▸ Some records
/---

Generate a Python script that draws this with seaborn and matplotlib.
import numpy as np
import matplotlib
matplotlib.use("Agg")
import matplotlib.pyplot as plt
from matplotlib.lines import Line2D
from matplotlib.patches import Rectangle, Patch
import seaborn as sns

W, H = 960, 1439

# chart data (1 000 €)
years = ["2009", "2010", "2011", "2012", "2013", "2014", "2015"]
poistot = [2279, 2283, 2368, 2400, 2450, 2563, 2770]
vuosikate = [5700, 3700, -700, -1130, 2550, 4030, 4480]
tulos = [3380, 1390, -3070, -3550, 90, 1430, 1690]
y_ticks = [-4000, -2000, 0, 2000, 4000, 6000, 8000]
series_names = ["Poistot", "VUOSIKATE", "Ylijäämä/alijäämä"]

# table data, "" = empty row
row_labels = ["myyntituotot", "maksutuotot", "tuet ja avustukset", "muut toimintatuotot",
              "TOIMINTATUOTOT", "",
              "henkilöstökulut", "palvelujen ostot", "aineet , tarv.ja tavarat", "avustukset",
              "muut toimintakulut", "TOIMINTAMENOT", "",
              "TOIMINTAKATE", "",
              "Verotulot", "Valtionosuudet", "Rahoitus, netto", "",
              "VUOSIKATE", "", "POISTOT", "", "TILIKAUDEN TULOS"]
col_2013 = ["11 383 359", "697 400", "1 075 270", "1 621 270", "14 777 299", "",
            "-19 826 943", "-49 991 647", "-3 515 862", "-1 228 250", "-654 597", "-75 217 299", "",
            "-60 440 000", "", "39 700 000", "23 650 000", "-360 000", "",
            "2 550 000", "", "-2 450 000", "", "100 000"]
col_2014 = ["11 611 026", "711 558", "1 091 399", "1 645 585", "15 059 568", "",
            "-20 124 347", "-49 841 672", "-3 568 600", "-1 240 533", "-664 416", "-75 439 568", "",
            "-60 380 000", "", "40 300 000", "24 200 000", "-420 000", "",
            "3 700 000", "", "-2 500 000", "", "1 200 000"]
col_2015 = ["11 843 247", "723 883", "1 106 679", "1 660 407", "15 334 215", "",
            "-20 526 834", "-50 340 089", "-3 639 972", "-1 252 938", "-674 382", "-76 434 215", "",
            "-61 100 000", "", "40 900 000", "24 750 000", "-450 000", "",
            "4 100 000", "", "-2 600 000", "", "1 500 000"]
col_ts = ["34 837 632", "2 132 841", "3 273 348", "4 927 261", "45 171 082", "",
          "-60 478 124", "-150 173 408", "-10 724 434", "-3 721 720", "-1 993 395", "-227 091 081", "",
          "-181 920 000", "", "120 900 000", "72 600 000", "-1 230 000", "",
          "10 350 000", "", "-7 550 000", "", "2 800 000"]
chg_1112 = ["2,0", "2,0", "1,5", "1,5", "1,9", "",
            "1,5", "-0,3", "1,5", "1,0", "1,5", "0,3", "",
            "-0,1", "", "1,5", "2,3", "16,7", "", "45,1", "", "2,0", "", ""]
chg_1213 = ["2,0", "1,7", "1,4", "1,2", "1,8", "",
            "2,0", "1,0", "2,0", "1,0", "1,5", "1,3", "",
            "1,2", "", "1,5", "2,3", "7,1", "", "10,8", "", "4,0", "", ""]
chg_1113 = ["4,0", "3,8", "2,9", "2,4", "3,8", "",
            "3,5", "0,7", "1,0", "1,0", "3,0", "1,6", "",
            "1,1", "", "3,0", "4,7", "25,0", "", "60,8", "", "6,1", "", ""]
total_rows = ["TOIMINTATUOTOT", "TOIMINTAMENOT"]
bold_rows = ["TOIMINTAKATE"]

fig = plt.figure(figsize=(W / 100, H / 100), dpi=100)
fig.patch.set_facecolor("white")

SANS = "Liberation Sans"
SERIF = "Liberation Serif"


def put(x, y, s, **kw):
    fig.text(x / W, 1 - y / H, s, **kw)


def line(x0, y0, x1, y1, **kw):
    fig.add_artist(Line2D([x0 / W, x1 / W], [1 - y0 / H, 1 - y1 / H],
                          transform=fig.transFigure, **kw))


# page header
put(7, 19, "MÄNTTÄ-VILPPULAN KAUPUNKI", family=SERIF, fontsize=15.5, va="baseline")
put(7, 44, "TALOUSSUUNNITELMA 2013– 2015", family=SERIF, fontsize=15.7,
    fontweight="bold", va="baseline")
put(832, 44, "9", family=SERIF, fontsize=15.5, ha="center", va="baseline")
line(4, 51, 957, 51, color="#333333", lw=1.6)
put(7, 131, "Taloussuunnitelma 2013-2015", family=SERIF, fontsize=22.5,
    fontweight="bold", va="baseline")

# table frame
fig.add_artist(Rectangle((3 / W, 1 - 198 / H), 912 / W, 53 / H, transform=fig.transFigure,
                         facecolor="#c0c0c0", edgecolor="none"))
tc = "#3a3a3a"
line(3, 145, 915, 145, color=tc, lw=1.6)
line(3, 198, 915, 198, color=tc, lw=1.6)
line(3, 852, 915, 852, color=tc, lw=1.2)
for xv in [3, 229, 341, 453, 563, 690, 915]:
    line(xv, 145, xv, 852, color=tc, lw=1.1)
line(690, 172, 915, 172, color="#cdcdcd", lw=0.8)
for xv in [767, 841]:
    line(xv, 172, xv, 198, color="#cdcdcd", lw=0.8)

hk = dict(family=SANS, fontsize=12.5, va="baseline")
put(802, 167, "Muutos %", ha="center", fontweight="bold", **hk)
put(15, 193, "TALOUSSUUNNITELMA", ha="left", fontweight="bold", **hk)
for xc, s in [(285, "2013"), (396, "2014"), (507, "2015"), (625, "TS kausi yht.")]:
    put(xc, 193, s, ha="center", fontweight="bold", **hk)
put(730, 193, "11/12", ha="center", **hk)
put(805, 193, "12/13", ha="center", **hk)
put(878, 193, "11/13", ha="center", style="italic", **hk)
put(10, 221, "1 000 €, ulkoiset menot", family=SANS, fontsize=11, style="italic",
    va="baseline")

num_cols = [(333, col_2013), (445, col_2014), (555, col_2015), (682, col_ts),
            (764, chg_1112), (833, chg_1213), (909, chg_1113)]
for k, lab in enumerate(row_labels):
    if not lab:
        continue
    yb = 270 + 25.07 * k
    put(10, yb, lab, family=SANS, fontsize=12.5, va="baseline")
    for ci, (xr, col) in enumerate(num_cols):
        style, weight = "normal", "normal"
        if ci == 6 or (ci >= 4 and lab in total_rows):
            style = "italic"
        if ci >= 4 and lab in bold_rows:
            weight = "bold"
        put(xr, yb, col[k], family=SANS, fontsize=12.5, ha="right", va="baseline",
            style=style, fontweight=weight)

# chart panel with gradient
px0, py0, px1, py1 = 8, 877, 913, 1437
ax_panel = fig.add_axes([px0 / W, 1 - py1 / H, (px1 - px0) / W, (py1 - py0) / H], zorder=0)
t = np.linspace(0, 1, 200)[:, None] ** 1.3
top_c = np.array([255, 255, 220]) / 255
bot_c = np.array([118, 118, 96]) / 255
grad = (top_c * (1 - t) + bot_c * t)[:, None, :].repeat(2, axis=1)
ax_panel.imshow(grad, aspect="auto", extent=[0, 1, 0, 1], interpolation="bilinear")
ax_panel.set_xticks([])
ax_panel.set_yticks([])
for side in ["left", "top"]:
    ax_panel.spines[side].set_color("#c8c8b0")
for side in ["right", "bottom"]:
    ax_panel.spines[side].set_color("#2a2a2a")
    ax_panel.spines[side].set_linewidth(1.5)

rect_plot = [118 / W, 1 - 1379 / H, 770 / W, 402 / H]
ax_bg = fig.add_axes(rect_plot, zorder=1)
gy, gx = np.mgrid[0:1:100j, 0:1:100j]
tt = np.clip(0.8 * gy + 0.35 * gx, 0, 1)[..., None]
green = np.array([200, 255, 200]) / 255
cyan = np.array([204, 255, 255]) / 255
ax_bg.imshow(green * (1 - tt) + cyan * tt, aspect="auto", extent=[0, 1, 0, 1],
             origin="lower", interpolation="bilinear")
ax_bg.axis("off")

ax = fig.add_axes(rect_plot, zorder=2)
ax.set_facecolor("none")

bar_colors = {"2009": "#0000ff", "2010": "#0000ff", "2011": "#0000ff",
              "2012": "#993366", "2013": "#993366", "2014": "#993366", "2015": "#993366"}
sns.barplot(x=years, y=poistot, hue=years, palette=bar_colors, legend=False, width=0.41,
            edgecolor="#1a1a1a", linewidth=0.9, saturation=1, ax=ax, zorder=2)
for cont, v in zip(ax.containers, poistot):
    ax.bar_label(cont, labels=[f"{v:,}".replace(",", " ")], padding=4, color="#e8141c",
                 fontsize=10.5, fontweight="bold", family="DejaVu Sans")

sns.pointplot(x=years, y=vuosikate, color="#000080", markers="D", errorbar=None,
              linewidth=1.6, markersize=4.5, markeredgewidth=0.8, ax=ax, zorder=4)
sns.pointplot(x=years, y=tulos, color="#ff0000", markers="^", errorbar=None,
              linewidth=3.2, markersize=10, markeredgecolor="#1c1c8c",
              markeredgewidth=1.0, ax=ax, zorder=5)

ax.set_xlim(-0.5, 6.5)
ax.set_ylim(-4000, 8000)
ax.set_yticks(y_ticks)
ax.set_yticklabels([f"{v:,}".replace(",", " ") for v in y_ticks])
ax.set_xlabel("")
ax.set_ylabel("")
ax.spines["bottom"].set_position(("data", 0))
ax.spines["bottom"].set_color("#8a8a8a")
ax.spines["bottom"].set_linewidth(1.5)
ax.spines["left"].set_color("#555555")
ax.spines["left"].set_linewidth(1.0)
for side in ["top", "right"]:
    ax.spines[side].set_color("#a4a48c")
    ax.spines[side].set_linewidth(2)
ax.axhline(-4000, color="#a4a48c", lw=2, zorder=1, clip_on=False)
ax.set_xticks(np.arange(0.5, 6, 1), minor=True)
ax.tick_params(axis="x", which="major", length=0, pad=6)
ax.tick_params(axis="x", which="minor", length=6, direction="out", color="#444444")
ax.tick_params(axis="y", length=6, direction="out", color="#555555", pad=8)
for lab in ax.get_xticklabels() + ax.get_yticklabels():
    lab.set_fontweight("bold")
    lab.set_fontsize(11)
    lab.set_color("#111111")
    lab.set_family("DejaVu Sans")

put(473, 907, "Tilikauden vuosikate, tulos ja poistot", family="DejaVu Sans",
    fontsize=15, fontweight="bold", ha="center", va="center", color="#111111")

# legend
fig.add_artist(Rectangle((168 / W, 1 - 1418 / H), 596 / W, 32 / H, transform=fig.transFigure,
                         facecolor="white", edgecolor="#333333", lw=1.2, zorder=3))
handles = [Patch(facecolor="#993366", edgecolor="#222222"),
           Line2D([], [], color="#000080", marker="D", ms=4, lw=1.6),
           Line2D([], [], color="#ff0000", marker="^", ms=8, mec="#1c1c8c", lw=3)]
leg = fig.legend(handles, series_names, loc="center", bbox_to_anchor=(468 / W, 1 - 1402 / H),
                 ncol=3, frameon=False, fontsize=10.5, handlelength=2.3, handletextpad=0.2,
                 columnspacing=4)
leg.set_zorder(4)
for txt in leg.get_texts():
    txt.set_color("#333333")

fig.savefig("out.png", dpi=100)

\---
/---

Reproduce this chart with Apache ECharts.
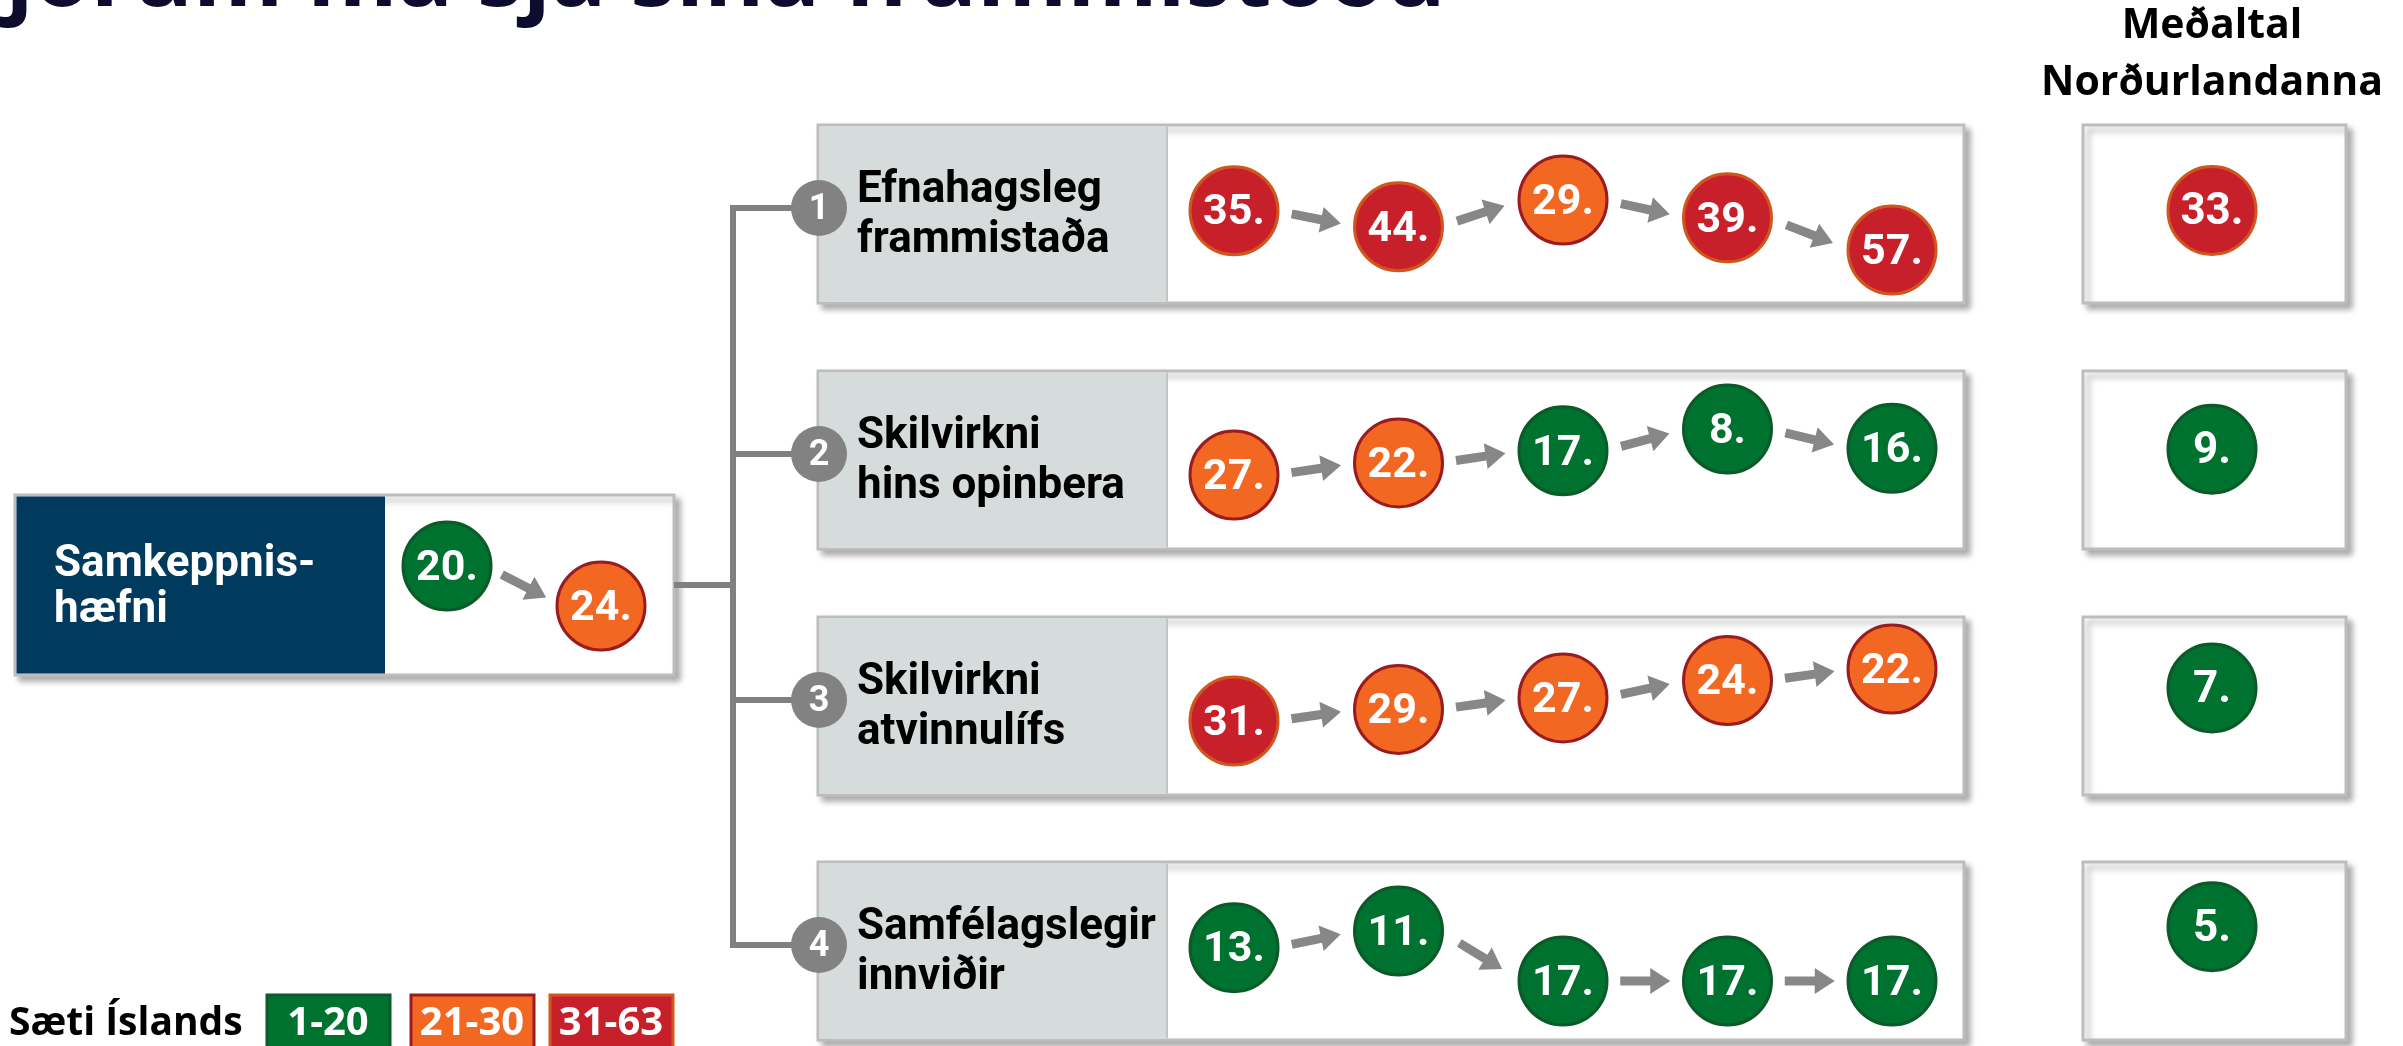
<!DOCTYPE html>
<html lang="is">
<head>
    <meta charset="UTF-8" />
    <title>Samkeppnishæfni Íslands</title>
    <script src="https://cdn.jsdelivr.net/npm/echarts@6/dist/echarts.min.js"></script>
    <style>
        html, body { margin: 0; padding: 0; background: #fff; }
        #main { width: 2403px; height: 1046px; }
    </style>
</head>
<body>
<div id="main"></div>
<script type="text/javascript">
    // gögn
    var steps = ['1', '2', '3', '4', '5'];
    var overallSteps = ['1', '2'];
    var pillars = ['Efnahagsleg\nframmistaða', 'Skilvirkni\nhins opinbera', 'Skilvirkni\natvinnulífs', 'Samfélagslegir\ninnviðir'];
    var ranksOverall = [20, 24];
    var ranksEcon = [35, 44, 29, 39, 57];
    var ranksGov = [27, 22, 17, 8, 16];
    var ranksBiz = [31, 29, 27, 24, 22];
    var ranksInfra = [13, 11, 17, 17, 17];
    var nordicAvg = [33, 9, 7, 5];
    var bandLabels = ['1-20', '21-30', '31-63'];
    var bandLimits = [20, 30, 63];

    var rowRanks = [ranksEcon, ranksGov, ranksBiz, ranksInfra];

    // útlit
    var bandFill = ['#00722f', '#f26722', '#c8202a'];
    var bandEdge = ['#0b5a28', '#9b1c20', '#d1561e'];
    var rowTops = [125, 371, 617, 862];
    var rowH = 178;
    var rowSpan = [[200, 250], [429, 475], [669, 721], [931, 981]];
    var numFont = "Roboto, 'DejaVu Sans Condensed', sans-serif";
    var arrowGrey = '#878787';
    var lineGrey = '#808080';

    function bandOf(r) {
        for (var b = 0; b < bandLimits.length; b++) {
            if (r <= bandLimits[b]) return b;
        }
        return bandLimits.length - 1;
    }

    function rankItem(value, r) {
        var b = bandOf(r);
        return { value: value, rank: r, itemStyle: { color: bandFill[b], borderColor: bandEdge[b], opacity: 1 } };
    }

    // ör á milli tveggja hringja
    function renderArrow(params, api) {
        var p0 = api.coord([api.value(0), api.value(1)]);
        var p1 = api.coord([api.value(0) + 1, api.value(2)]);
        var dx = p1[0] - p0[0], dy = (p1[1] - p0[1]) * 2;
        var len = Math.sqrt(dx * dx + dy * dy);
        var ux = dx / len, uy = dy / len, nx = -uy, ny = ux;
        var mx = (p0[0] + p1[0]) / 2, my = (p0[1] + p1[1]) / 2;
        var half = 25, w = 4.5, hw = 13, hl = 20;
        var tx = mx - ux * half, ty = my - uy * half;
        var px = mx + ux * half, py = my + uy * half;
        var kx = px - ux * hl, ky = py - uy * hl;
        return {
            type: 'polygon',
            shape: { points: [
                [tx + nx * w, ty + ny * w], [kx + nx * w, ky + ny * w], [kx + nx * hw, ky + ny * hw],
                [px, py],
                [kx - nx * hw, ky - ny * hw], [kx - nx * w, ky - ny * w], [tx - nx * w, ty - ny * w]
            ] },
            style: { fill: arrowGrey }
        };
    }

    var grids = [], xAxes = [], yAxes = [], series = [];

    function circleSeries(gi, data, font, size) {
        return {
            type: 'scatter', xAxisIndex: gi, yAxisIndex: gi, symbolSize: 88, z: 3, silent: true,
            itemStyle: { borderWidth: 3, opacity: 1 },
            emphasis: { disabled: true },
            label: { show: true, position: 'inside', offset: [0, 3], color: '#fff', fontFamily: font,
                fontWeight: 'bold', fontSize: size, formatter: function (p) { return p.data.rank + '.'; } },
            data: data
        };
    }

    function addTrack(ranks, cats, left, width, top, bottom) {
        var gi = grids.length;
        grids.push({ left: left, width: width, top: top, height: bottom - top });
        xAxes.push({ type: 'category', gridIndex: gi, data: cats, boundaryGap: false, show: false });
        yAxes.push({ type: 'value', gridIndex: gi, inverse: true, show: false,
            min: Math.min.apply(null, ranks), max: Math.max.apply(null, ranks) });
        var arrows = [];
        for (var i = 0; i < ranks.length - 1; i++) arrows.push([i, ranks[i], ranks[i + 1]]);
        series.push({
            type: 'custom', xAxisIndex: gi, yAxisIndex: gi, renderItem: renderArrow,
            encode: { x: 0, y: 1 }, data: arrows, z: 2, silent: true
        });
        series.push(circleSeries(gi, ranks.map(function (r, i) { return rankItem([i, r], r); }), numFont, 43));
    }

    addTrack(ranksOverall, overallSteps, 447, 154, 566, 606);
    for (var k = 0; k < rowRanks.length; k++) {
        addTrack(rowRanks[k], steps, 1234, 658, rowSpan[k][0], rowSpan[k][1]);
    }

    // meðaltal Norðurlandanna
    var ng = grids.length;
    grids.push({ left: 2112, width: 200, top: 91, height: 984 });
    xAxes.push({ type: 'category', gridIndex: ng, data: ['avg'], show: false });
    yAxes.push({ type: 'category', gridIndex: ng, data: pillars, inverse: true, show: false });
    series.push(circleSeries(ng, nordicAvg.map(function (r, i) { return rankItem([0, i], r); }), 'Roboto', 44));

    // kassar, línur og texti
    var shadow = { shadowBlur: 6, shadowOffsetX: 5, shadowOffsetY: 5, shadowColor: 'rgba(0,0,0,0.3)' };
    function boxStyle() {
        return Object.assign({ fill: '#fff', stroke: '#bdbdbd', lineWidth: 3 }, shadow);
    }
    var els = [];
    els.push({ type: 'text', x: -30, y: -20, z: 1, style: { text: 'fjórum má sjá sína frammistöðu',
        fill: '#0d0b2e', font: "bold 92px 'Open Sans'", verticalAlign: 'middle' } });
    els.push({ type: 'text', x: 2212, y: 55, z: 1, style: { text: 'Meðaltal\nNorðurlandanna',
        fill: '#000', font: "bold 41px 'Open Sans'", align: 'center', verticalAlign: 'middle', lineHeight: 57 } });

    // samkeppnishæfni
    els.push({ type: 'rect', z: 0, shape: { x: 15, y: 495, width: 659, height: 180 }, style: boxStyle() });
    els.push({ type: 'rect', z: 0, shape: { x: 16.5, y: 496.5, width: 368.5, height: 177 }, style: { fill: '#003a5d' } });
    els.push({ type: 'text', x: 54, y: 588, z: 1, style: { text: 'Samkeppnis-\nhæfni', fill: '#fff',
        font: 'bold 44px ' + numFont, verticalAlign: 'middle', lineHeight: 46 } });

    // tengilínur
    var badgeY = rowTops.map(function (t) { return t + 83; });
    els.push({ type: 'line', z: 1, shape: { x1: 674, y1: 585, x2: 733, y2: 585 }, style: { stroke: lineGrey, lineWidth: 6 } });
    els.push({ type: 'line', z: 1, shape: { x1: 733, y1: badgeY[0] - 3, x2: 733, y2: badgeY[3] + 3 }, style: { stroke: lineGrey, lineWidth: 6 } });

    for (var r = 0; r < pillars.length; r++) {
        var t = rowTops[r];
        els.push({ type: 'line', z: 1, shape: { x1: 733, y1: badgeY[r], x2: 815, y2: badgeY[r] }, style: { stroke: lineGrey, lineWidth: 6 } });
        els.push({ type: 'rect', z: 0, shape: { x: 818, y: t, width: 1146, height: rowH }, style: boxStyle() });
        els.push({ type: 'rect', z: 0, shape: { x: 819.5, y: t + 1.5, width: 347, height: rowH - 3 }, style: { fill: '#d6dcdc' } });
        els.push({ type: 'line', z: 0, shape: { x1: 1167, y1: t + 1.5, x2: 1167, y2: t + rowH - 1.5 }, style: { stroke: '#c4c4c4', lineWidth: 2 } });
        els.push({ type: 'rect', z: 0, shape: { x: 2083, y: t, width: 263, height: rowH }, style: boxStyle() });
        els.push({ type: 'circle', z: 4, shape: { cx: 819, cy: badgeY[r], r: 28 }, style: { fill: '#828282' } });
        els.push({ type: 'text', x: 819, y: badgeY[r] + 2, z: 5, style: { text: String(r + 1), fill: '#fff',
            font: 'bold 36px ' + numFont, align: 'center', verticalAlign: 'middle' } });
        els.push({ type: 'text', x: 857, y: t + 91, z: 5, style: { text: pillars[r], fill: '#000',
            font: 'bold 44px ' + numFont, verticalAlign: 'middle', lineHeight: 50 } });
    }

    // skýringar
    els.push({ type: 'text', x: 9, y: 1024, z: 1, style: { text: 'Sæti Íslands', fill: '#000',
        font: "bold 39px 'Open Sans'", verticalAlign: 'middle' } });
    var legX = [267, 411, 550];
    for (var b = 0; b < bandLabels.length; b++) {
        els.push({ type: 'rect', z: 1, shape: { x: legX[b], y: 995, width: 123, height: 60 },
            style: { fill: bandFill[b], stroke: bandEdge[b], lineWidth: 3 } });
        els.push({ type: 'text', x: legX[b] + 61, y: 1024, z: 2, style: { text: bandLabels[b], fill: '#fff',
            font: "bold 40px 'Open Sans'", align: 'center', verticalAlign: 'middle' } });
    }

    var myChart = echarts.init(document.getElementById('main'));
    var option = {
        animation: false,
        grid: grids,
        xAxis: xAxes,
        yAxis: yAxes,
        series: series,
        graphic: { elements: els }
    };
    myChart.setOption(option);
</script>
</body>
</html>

\---

▸ CHALLENGE
The lines to quote run from the one containing "Generate a Python" to the one containing "W, H = 960, 1439". Quote them exactly, with both of those lines, and nothing else.

▸ WORKED SOLUTION
Generate a Python script that draws this with seaborn and matplotlib.
import numpy as np
import matplotlib
matplotlib.use("Agg")
import matplotlib.pyplot as plt
from matplotlib.lines import Line2D
from matplotlib.patches import Rectangle, Patch
import seaborn as sns

W, H = 960, 1439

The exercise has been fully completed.